Deception. Betrayal. Murder. Opera? It was all in a day’s work for litigation staff attorney Sarah Ashby, who also happens to be an active member of the Boston Lyric Opera’s (BLO) BRAVO! Advisory Group. The advisory group provides feedback to the BLO and assists in planning events for the BRAVO! program, the BLO’s young professionals initiative designed to cultivate the next generation of opera lovers.
On April 5, Ashby was at the John Joseph Moakley United States Federal Courthouse on Boston’s waterfront before a judge and jury, defending none other than Don Giovanni, the infamous antagonist—elsewhere known as “Don Juan”—from Wolfgang Amadeus Mozart’s opera by the same name. Not a singer herself, Ashby agreed to lend her expertise as an attorney during the BLO’s Spring Overture, an event designed to preview upcoming opera. In this case, the Spring Overture was a mock trial performance in anticipation of the BLO’s production of Don Giovanni.
“The goal of the BRAVO! Advisory Group is to cultivate younger audiences and make opera accessible to them, giving them access to opening night and the artists, and a behind-the-scenes look at productions,” explains Ashby. The BRAVO! program also offers educational, social and networking activities, discounted performance tickets, and invitations to special opera-related events throughout the year.
Though Ashby has been involved with the BLO since 2006, she was fairly new to the opera culture before being introduced to it at that time by a fellow Wellesley College alumna who was serving on the BLO’s Board of Directors. “I had never been to an opera, but after organizing a group of college alums to see La Traviata, I was really excited about it,” she says. Now, Ashby can run through her favorites with ease. “I love La Bohéme and Don Giovanni.”
With BLO board members and patrons looking on, Ashby made her acting debut at the Moakley Courthouse. “It was no easy feat,” she says of representing her “client” amidst a mountain of “evidence” against him, including FBI wiretap tapes and compelling statements from vocally-skilled “witnesses” whose “testimonies” were actually arias from Don Giovanni. And instead of deliberations, guests and participants were treated to a champagne luncheon with the Don and witnesses. “We took a lot of liberties with the rules of evidence and courtroom decorum, and brought some levity to the federal courthouse.”

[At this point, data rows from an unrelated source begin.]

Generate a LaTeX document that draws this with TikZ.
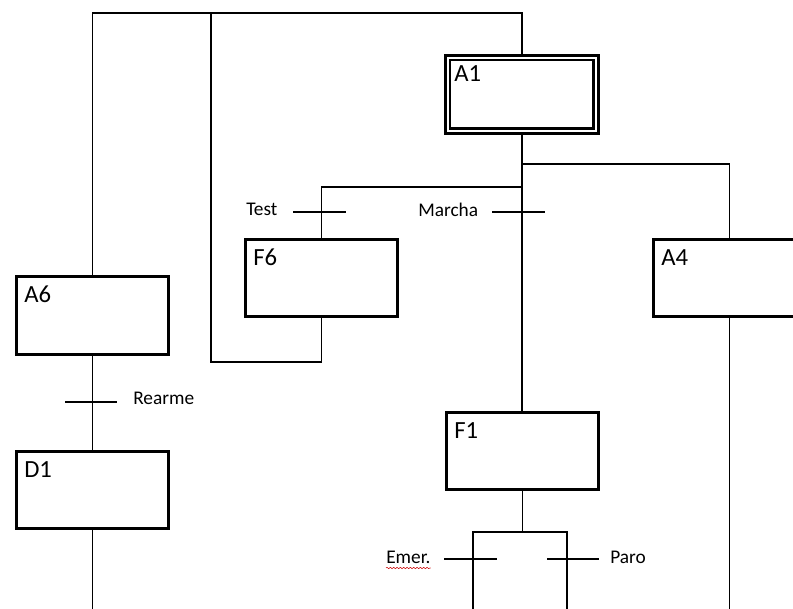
\documentclass[tikz,border=0pt]{standalone}
\usepackage{fontspec}
\setmainfont{Carlito}
\usetikzlibrary{decorations.pathmorphing}
\tikzset{
  stepbox/.style={draw, line width=1.9pt, minimum width=114pt, minimum height=58pt, inner sep=0pt, anchor=north west},
  boxlabel/.style={anchor=base west, inner sep=0pt, font=\fontsize{18.5}{20}\selectfont},
  translabel/.style={anchor=base west, inner sep=0pt, font=\fontsize{14.5}{16}\selectfont},
  link/.style={line width=1.1pt},
  bar/.style={line width=1.1pt}
}
\begin{document}
\begin{tikzpicture}[x=0.75pt,y=-0.75pt]
\path[use as bounding box, clip] (0,0) rectangle (793,609);
\fill[white] (0,0) rectangle (793,609);

% boxes
\node[stepbox, minimum width=114.75pt, minimum height=58.5pt] (A1) at (444,54) {};
\draw[line width=1.9pt] ([shift={(6,6)}]A1.north west) rectangle ([shift={(-6,-6)}]A1.south east);
\node[stepbox] (F6) at (244,238) {};
\node[stepbox] (A4) at (652,238) {};
\node[stepbox, minimum height=58.5pt] (A6) at (15,275) {};
\node[stepbox] (D1) at (15,450) {};
\node[stepbox] (F1) at (445,411) {};

% box labels
\node[boxlabel] (lA1) at (454,82) {A1};
\node[boxlabel] (lF6) at (253,266) {F6};
\node[boxlabel] (lA4) at (661,266) {A4};
\node[boxlabel] (lA6) at (24,303) {A6};
\node[boxlabel] (lD1) at (24,478) {D1};
\node[boxlabel] (lF1) at (454,439) {F1};

% helper coordinates
\coordinate (top) at (0,13);
\coordinate (loopc) at (211,362);
\coordinate (j1) at (0,164);
\coordinate (j2) at (0,187);
\coordinate (j3) at (0,532);
\coordinate (bot) at (0,615);
\coordinate (bl) at (473,532);
\coordinate (br) at (567,532);

% connectors
\draw[link] (A6.north) -- (A6.north |- top) -| (A1.north);
\draw[link] (F6.south) |- (loopc) -- (loopc |- top);
\draw[link] (A1.south) -- (A1.south |- j1) -| (A4.north);
\draw[link] (A1.south |- j2) -| (F6.north);
\draw[link] (A1.south) -- (A1.south |- F1.north);
\draw[link] (A4.south) -- (A4.south |- bot);
\draw[link] (A6.south) -- (D1.north);
\draw[link] (D1.south) -- (D1.south |- bot);
\draw[link] (F1.south) -- (F1.south |- j3);
\draw[link] (bl |- bot) -- (bl) -- (br) -- (br |- bot);

% transitions
\coordinate (tTest) at (320,212);
\coordinate (tMarcha) at (520,212);
\coordinate (tRearme) at (91,402);
\coordinate (tEmer) at (473,559);
\coordinate (tParo) at (567,559);
\draw[bar] (tTest) ++(-27,0) -- ++(53,0);
\draw[bar] (tMarcha) ++(-28,0) -- ++(53,0);
\draw[bar] (tRearme) ++(-26,0) -- ++(52,0);
\draw[bar] (tEmer) ++(-29,0) -- ++(53,0);
\draw[bar] (tParo) ++(-20,0) -- ++(52,0);

% transition labels
\node[translabel] (lTest) at (246,216) {Test};
\node[translabel] (lMarcha) at (418,217) {Marcha};
\node[translabel] (lRearme) at (133,405) {Rearme};
\node[translabel] (lEmer) at (386,564) {Emer.};
\node[translabel] (lParo) at (610,563) {Paro};
\draw[red!80!black, line width=0.4pt, decorate, decoration={snake, amplitude=0.5pt, segment length=2.5pt}] ([yshift=-3pt]lEmer.base west) -- ([yshift=-3pt]lEmer.base east);
\end{tikzpicture}
\end{document}
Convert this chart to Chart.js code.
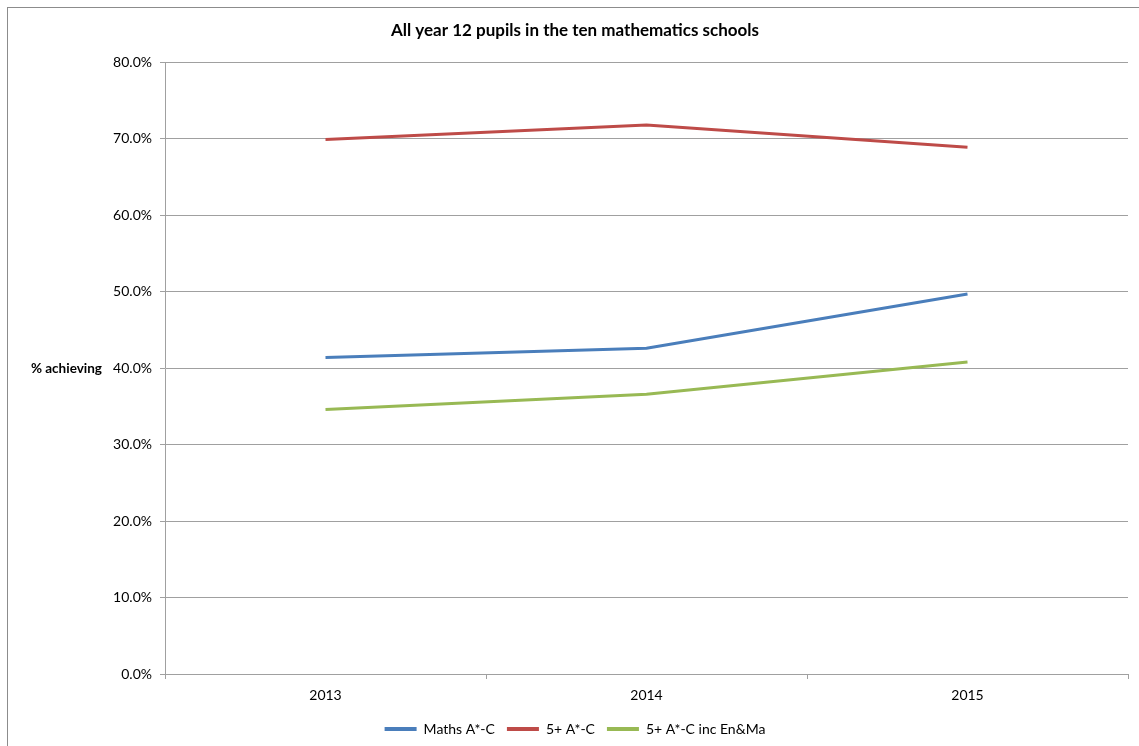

Though opera is not her vocation, the program was certainly a valued experience for Ashby. “In law school, a judge came to speak to my class, and said it would be good for attorneys to have acting experience because it can make you a more interesting and persuasive advocate,” she explains.
As for Don Giovanni’s fate? “Per the jury instructions, you’ll have to go to the opera to find out,” says Ashby.